氷河間全力漕 “Arctictopia”

ジャンル分けが意味をなさないパズルの一つ。
大枠は滑る床のパズルだが、結果として得た趣向はストラテジーである。

酷暑による氷河の崩壊で離れ離れになったシロクマの親子をモチーフとした、氷で形成された足場を駆使して川を渡っていく滑る床のパズル。
氷は単に足場として乗り継いでいくだけでなく漕ぐことでまっすぐ移動することができるが、それぞれの氷には移動距離が設定されていて、0になると氷は溶けてなくなってしまう。
残された氷と川の地形を見ながら子供のもとへ辿り着けるルートを考えていくこととなる。

氷を漕いで別の氷に衝突すると自らがその方向に放り出されるというルールがアクセントになっていて、方向転換を制限し足場の自由な乗り継ぎを防いでいる。さらにこのパズルは導入したギミックによってパラメータを合わせるターン制パズルや行列を合わせるスライドパズルの趣向を持つに至っている。
滑る床のパズルでは安易な逆算の阻止のために滑りを止めるものの調達方法を問われることがしばしばあり、ゆえに実質的に一筆書きパズルと倉庫番ライクとの合いの子になりやすいのだが、このパズルでは移動距離という形で既に制限がかかっているため、どのように氷を配置するかというルート構築のストラテジーの様相を呈している。

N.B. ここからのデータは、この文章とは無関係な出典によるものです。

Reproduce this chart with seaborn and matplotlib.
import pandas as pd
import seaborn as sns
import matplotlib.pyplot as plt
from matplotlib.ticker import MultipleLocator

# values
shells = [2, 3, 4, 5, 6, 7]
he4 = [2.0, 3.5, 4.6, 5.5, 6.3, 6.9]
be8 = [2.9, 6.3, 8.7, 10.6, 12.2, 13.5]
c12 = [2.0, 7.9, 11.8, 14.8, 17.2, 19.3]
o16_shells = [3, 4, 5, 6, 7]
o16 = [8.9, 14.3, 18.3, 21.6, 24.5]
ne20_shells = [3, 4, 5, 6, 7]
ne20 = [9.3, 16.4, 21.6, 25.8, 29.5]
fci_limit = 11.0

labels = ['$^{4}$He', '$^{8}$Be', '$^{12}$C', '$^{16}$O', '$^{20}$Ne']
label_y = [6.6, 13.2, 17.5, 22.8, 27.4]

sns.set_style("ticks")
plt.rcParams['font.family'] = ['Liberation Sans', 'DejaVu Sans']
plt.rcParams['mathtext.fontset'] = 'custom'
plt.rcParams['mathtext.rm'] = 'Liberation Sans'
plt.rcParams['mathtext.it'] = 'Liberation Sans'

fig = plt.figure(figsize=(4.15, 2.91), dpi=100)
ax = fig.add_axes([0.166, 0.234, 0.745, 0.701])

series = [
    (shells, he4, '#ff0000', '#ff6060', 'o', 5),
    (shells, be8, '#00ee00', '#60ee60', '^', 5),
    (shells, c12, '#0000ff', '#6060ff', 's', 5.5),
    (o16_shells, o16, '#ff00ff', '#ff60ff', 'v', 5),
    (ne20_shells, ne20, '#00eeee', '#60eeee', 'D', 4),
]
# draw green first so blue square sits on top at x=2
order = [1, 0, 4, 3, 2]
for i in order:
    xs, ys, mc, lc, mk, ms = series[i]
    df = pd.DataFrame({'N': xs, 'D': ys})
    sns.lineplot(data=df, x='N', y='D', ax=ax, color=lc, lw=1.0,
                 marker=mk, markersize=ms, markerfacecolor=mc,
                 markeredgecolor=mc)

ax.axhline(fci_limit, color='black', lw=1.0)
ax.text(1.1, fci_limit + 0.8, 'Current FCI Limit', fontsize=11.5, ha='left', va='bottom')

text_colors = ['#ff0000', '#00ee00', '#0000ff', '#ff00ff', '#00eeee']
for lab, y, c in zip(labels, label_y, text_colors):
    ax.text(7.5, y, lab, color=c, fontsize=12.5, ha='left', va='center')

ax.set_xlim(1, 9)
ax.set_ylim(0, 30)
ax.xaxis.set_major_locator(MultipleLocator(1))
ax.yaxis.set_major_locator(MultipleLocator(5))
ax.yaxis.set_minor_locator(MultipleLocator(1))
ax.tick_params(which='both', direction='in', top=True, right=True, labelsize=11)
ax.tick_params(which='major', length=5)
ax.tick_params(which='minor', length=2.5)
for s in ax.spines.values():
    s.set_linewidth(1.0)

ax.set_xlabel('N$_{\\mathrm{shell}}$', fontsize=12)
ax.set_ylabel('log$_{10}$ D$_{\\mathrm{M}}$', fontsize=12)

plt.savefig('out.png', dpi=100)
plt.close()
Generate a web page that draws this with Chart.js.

その内容は滑る床のパズルとして非常にユニークである。

しかしながら、このパズルにおけるレベルデザインの枠組はとあるダミールートの中で堂々巡りさせるという1種類しかなく、行き詰まったならば別の道を選ぶだけでほとんどの問題は簡単に解決してしまう。深刻なのは別の道を選んだ後にその中で何をするかを考える必要がないことであり、せっかく得たストラテジーの趣向も滑る床のパズルの選択肢の狭さと相殺されてしまっていた。
滑る床のパズルらしさがないがゆえに同じルートの細部にしばしば釘付けになってしまったが、滑る床のパズルで同じルートで何度も辿り直すような愚行は本来ならば手数を詰める必要でもない限りやらないものだ。

良問がなかったわけではないのだが、概ね単調なレベルデザインに加えて重々しいジャンプとターン終了後のギミック処理によるテンポの悪さでこのパズルはより退屈に感じられた。
滑る床のパズルでありながら同じルートで堂々巡りしたくなる構造を作ったというそれだけでも素晴らしいことだが、プレイ体験としてはやはりマイナスのほうが目立ってしまった。

余談だが、マヌケはクリアに至るまでに一度セーブデータを消失している。
思い当たる原因もなくなぜ消えてしまったのか全く見当がつかないのだが、データ消失バグを抱えているのは致命的なので原因究明が待たれるところである。